Charts and diagrams as code
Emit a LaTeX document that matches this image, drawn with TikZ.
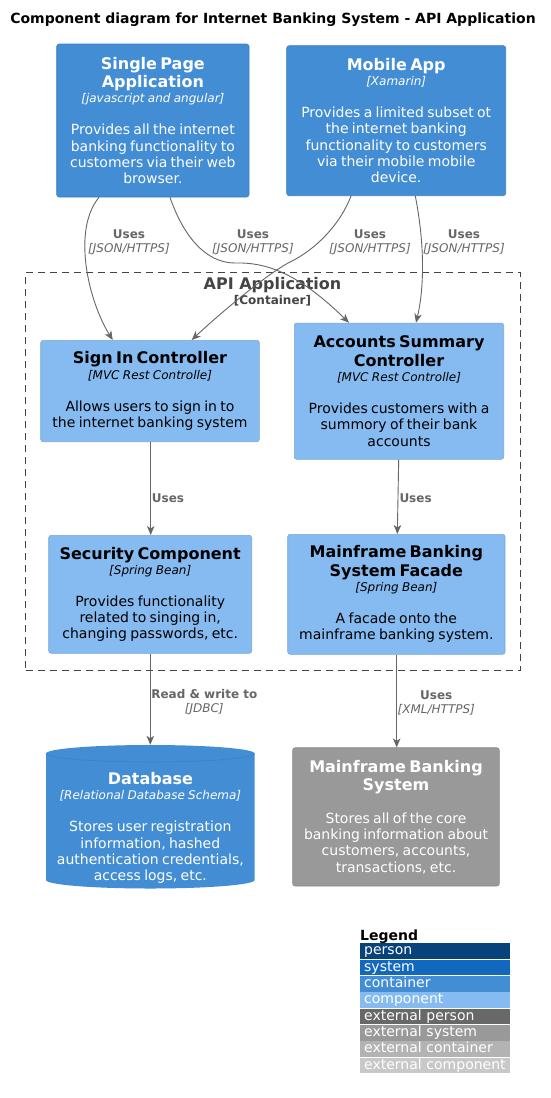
\documentclass[tikz,border=0pt]{standalone}
\usepackage{fontspec}
\setmainfont{DejaVu Sans}
\usetikzlibrary{arrows.meta}
\definecolor{contC}{HTML}{438DD5}
\definecolor{contB}{HTML}{3C7FC0}
\definecolor{compC}{HTML}{85BBF0}
\definecolor{compB}{HTML}{78A8D8}
\definecolor{extC}{HTML}{999999}
\definecolor{extB}{HTML}{8A8A8A}
\definecolor{relC}{HTML}{666666}
\definecolor{bndC}{HTML}{444444}
\definecolor{personC}{HTML}{08427B}
\definecolor{systemC}{HTML}{1168BD}
\definecolor{extPersonC}{HTML}{686868}
\definecolor{extContC}{HTML}{B3B3B3}
\definecolor{extCompC}{HTML}{C8C8C8}
\newcommand\nmfont{\fontsize{16}{18.6}\selectfont\bfseries}
\newcommand\tcfont{\fontsize{12}{15.2}\selectfont\itshape}
\newcommand\dsfont{\fontsize{14}{16.3}\selectfont}
\newcommand\mkcomp[3]{\parindent=0pt{\nmfont #1\par}{\tcfont [#2]\par}\vspace{15.7pt}{\dsfont #3\par}}
\newcommand\mkext[2]{\parindent=0pt{\nmfont #1\par}\vspace{16.2pt}{\dsfont #2\par}}
\begin{document}
\begin{tikzpicture}[x=1pt,y=-1pt,
  box/.style={rectangle, rounded corners=2.5pt, inner sep=0pt, align=center, line width=0.6pt},
  contbox/.style={box, fill=contC, draw=contB, text=white},
  compbox/.style={box, fill=compC, draw=compB, text=black},
  extbox/.style={box, fill=extC, draw=extB, text=white},
  rel/.style={draw=relC, line width=0.9pt, -{Stealth[length=9pt,width=7.5pt,inset=2.5pt]}},
  rellabel/.style={text=relC, align=center, inner sep=0pt, font=\fontsize{12}{14}\selectfont},
  legrow/.style={anchor=north west, inner xsep=4pt, inner ysep=0pt, minimum height=15.6pt, text width=142pt, align=left, text height=10.6pt, text depth=3.3pt, text=white, font=\fontsize{14}{16}\selectfont}
]
\useasboundingbox (0,0) rectangle (551,1098);
\fill[white] (0,0) rectangle (551,1098);

% title
\node[anchor=base, inner sep=0pt, font=\fontsize{14}{16}\selectfont\bfseries] (title) at (273,23.4) {Component diagram for Internet Banking System - API Application};

% boundary
\node[draw=bndC, line width=0.8pt, dash pattern=on 7pt off 5pt, inner sep=0pt, minimum width=495pt, minimum height=397.3pt] (api) at (273.2,471.35) {};
\node[anchor=base, inner sep=0pt, text=bndC, font=\fontsize{16}{18}\selectfont\bfseries] (apiname) at (272.5,289.8) {API Application};
\node[anchor=base, inner sep=0pt, text=bndC, font=\fontsize{12}{14}\selectfont\bfseries] (apitype) at (272.5,304.4) {[Container]};

% containers
\node[contbox, text width=192.3pt, minimum height=153pt] (spa) at (152.85,120.5)
  {\mkcomp{Single Page\\Application}{javascript and angular}{Provides all the internet\\banking functionality to\\customers via their web\\browser.}};
\node[contbox, text width=219pt, minimum height=150pt] (mob) at (396.2,120.7)
  {\mkcomp{Mobile App}{Xamarin}{Provides a limited subset ot\\the internet banking\\functionality to customers\\via their mobile mobile\\device.}};

% components
\node[compbox, text width=218.6pt, minimum height=101.4pt] (sign) at (150,391)
  {\mkcomp{Sign In Controller}{MVC Rest Controlle}{Allows users to sign in to\\the internet banking system}};
\node[compbox, text width=209.4pt, minimum height=136.3pt] (acc) at (399,391.2)
  {\mkcomp{Accounts Summary\\Controller}{MVC Rest Controlle}{Provides customers with a\\summory of their bank\\accounts}};
\node[compbox, text width=203pt, minimum height=118pt] (sec) at (150.2,594.3)
  {\mkcomp{Security Component}{Spring Bean}{Provides functionality\\related to singing in,\\changing passwords, etc.}};
\node[compbox, text width=217.3pt, minimum height=120pt] (fac) at (396.35,594.3)
  {\mkcomp{Mainframe Banking\\System Facade}{Spring Bean}{A facade onto the\\mainframe banking system.}};

% database
\node[inner sep=0pt, minimum width=208.7pt, minimum height=143.3pt] (db) at (150.35,816.65) {};
\fill[contC] (46,753.5) arc[start angle=180, end angle=0, x radius=104.35pt, y radius=8.5pt]
  -- (254.7,880) arc[start angle=0, end angle=-180, x radius=104.35pt, y radius=8.5pt] -- cycle;
\draw[contB, line width=0.5pt] (46,753.5) arc[start angle=180, end angle=360, x radius=104.35pt, y radius=8.5pt];
\node[inner sep=0pt, text width=208pt, align=center, text=white] (dbtext) at (150.35,828)
  {\mkcomp{Database}{Relational Database Schema}{Stores user registration\\information, hashed\\authentication credentials,\\access logs, etc.}};

% external system
\node[extbox, text width=206.6pt, minimum height=138.3pt] (main) at (396,816.85)
  {\mkext{Mainframe Banking\\System}{Stores all of the core\\banking information about\\customers, accounts,\\transactions, etc.}};

% relations
\draw[rel] (spa.south -| 99,0) .. controls (72,230) and (88,300) .. (sign.north -| 112.7,0);
\draw[rel] (spa.south -| 170,0) .. controls (183,235) and (205,263) .. (235,263)
  .. controls (268,262) and (300,275) .. (acc.north -| 349,0);
\draw[rel] (mob.south -| 351,0) .. controls (340,225) and (315,250) .. (290,262)
  .. controls (265,275) and (215,318) .. (sign.north -| 191.7,0);
\draw[rel] (mob.south -| 415.3,0) .. controls (424,240) and (425,285) .. (acc.north -| 416,0);
\draw[rel] (sign.south -| 150.7,0) -- (sec.north -| 150.7,0);
\draw[rel] (acc.south -| 398.7,0) -- (fac.north -| 397.3,0);
\draw[rel] (sec.south -| 150.3,0) -- (db.north -| 150.3,0);
\draw[rel] (fac.south -| 396.7,0) -- (main.north -| 396.7,0);

% relation labels
\node[rellabel] (l1) at (129,242.6) {\textbf{Uses}\\\textit{[JSON/HTTPS]}};
\node[rellabel] (l2) at (253,242.6) {\textbf{Uses}\\\textit{[JSON/HTTPS]}};
\node[rellabel] (l3) at (370,242.6) {\textbf{Uses}\\\textit{[JSON/HTTPS]}};
\node[rellabel] (l4) at (464,242.6) {\textbf{Uses}\\\textit{[JSON/HTTPS]}};
\node[rellabel, anchor=base west] (l5) at (151.7,502.4) {\textbf{Uses}};
\node[rellabel, anchor=base west] (l6) at (399.3,502.4) {\textbf{Uses}};
\node[rellabel] (l7) at (204.3,702.6) {\textbf{Read \& write to}\\\textit{[JDBC]}};
\node[rellabel] (l8) at (436.3,702.6) {\textbf{Uses}\\\textit{[XML/HTTPS]}};

% legend
\node[anchor=base west, inner sep=0pt, font=\fontsize{14}{16}\selectfont\bfseries] (legtitle) at (360,940.1) {Legend};
\node[legrow, fill=personC] (lg0) at (360,943) {person};
\node[legrow, fill=systemC] (lg1) at (360,959.35) {system};
\node[legrow, fill=contC] (lg2) at (360,975.7) {container};
\node[legrow, fill=compC] (lg3) at (360,992.05) {component};
\node[legrow, fill=extPersonC] (lg4) at (360,1008.4) {external person};
\node[legrow, fill=extC] (lg5) at (360,1024.75) {external system};
\node[legrow, fill=extContC] (lg6) at (360,1041.1) {external container};
\node[legrow, fill=extCompC] (lg7) at (360,1057.45) {external component};
\end{tikzpicture}
\end{document}
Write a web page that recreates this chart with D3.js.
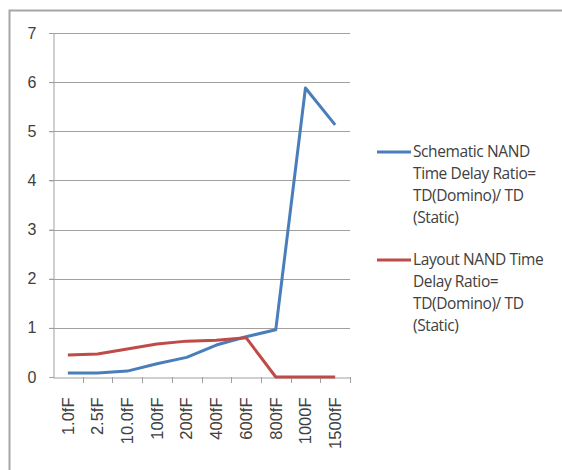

WHAT YOU ARE ASKED TO DO: Pictures stay out; repeat all the rest of the records exactly.

THE ANSWER:
Emit a LaTeX document that matches this image, drawn with TikZ.
\documentclass[tikz,border=0pt]{standalone}
\usepackage{fontspec}
\setmainfont{DejaVu Sans}
\usetikzlibrary{arrows.meta}
\definecolor{contC}{HTML}{438DD5}
\definecolor{contB}{HTML}{3C7FC0}
\definecolor{compC}{HTML}{85BBF0}
\definecolor{compB}{HTML}{78A8D8}
\definecolor{extC}{HTML}{999999}
\definecolor{extB}{HTML}{8A8A8A}
\definecolor{relC}{HTML}{666666}
\definecolor{bndC}{HTML}{444444}
\definecolor{personC}{HTML}{08427B}
\definecolor{systemC}{HTML}{1168BD}
\definecolor{extPersonC}{HTML}{686868}
\definecolor{extContC}{HTML}{B3B3B3}
\definecolor{extCompC}{HTML}{C8C8C8}
\newcommand\nmfont{\fontsize{16}{18.6}\selectfont\bfseries}
\newcommand\tcfont{\fontsize{12}{15.2}\selectfont\itshape}
\newcommand\dsfont{\fontsize{14}{16.3}\selectfont}
\newcommand\mkcomp[3]{\parindent=0pt{\nmfont #1\par}{\tcfont [#2]\par}\vspace{15.7pt}{\dsfont #3\par}}
\newcommand\mkext[2]{\parindent=0pt{\nmfont #1\par}\vspace{16.2pt}{\dsfont #2\par}}
\begin{document}
\begin{tikzpicture}[x=1pt,y=-1pt,
  box/.style={rectangle, rounded corners=2.5pt, inner sep=0pt, align=center, line width=0.6pt},
  contbox/.style={box, fill=contC, draw=contB, text=white},
  compbox/.style={box, fill=compC, draw=compB, text=black},
  extbox/.style={box, fill=extC, draw=extB, text=white},
  rel/.style={draw=relC, line width=0.9pt, -{Stealth[length=9pt,width=7.5pt,inset=2.5pt]}},
  rellabel/.style={text=relC, align=center, inner sep=0pt, font=\fontsize{12}{14}\selectfont},
  legrow/.style={anchor=north west, inner xsep=4pt, inner ysep=0pt, minimum height=15.6pt, text width=142pt, align=left, text height=10.6pt, text depth=3.3pt, text=white, font=\fontsize{14}{16}\selectfont}
]
\useasboundingbox (0,0) rectangle (551,1098);
\fill[white] (0,0) rectangle (551,1098);

% title
\node[anchor=base, inner sep=0pt, font=\fontsize{14}{16}\selectfont\bfseries] (title) at (273,23.4) {Component diagram for Internet Banking System - API Application};

% boundary
\node[draw=bndC, line width=0.8pt, dash pattern=on 7pt off 5pt, inner sep=0pt, minimum width=495pt, minimum height=397.3pt] (api) at (273.2,471.35) {};
\node[anchor=base, inner sep=0pt, text=bndC, font=\fontsize{16}{18}\selectfont\bfseries] (apiname) at (272.5,289.8) {API Application};
\node[anchor=base, inner sep=0pt, text=bndC, font=\fontsize{12}{14}\selectfont\bfseries] (apitype) at (272.5,304.4) {[Container]};

% containers
\node[contbox, text width=192.3pt, minimum height=153pt] (spa) at (152.85,120.5)
  {\mkcomp{Single Page\\Application}{javascript and angular}{Provides all the internet\\banking functionality to\\customers via their web\\browser.}};
\node[contbox, text width=219pt, minimum height=150pt] (mob) at (396.2,120.7)
  {\mkcomp{Mobile App}{Xamarin}{Provides a limited subset ot\\the internet banking\\functionality to customers\\via their mobile mobile\\device.}};

% components
\node[compbox, text width=218.6pt, minimum height=101.4pt] (sign) at (150,391)
  {\mkcomp{Sign In Controller}{MVC Rest Controlle}{Allows users to sign in to\\the internet banking system}};
\node[compbox, text width=209.4pt, minimum height=136.3pt] (acc) at (399,391.2)
  {\mkcomp{Accounts Summary\\Controller}{MVC Rest Controlle}{Provides customers with a\\summory of their bank\\accounts}};
\node[compbox, text width=203pt, minimum height=118pt] (sec) at (150.2,594.3)
  {\mkcomp{Security Component}{Spring Bean}{Provides functionality\\related to singing in,\\changing passwords, etc.}};
\node[compbox, text width=217.3pt, minimum height=120pt] (fac) at (396.35,594.3)
  {\mkcomp{Mainframe Banking\\System Facade}{Spring Bean}{A facade onto the\\mainframe banking system.}};

% database
\node[inner sep=0pt, minimum width=208.7pt, minimum height=143.3pt] (db) at (150.35,816.65) {};
\fill[contC] (46,753.5) arc[start angle=180, end angle=0, x radius=104.35pt, y radius=8.5pt]
  -- (254.7,880) arc[start angle=0, end angle=-180, x radius=104.35pt, y radius=8.5pt] -- cycle;
\draw[contB, line width=0.5pt] (46,753.5) arc[start angle=180, end angle=360, x radius=104.35pt, y radius=8.5pt];
\node[inner sep=0pt, text width=208pt, align=center, text=white] (dbtext) at (150.35,828)
  {\mkcomp{Database}{Relational Database Schema}{Stores user registration\\information, hashed\\authentication credentials,\\access logs, etc.}};

% external system
\node[extbox, text width=206.6pt, minimum height=138.3pt] (main) at (396,816.85)
  {\mkext{Mainframe Banking\\System}{Stores all of the core\\banking information about\\customers, accounts,\\transactions, etc.}};

% relations
\draw[rel] (spa.south -| 99,0) .. controls (72,230) and (88,300) .. (sign.north -| 112.7,0);
\draw[rel] (spa.south -| 170,0) .. controls (183,235) and (205,263) .. (235,263)
  .. controls (268,262) and (300,275) .. (acc.north -| 349,0);
\draw[rel] (mob.south -| 351,0) .. controls (340,225) and (315,250) .. (290,262)
  .. controls (265,275) and (215,318) .. (sign.north -| 191.7,0);
\draw[rel] (mob.south -| 415.3,0) .. controls (424,240) and (425,285) .. (acc.north -| 416,0);
\draw[rel] (sign.south -| 150.7,0) -- (sec.north -| 150.7,0);
\draw[rel] (acc.south -| 398.7,0) -- (fac.north -| 397.3,0);
\draw[rel] (sec.south -| 150.3,0) -- (db.north -| 150.3,0);
\draw[rel] (fac.south -| 396.7,0) -- (main.north -| 396.7,0);

% relation labels
\node[rellabel] (l1) at (129,242.6) {\textbf{Uses}\\\textit{[JSON/HTTPS]}};
\node[rellabel] (l2) at (253,242.6) {\textbf{Uses}\\\textit{[JSON/HTTPS]}};
\node[rellabel] (l3) at (370,242.6) {\textbf{Uses}\\\textit{[JSON/HTTPS]}};
\node[rellabel] (l4) at (464,242.6) {\textbf{Uses}\\\textit{[JSON/HTTPS]}};
\node[rellabel, anchor=base west] (l5) at (151.7,502.4) {\textbf{Uses}};
\node[rellabel, anchor=base west] (l6) at (399.3,502.4) {\textbf{Uses}};
\node[rellabel] (l7) at (204.3,702.6) {\textbf{Read \& write to}\\\textit{[JDBC]}};
\node[rellabel] (l8) at (436.3,702.6) {\textbf{Uses}\\\textit{[XML/HTTPS]}};

% legend
\node[anchor=base west, inner sep=0pt, font=\fontsize{14}{16}\selectfont\bfseries] (legtitle) at (360,940.1) {Legend};
\node[legrow, fill=personC] (lg0) at (360,943) {person};
\node[legrow, fill=systemC] (lg1) at (360,959.35) {system};
\node[legrow, fill=contC] (lg2) at (360,975.7) {container};
\node[legrow, fill=compC] (lg3) at (360,992.05) {component};
\node[legrow, fill=extPersonC] (lg4) at (360,1008.4) {external person};
\node[legrow, fill=extC] (lg5) at (360,1024.75) {external system};
\node[legrow, fill=extContC] (lg6) at (360,1041.1) {external container};
\node[legrow, fill=extCompC] (lg7) at (360,1057.45) {external component};
\end{tikzpicture}
\end{document}
Write a web page that recreates this chart with D3.js.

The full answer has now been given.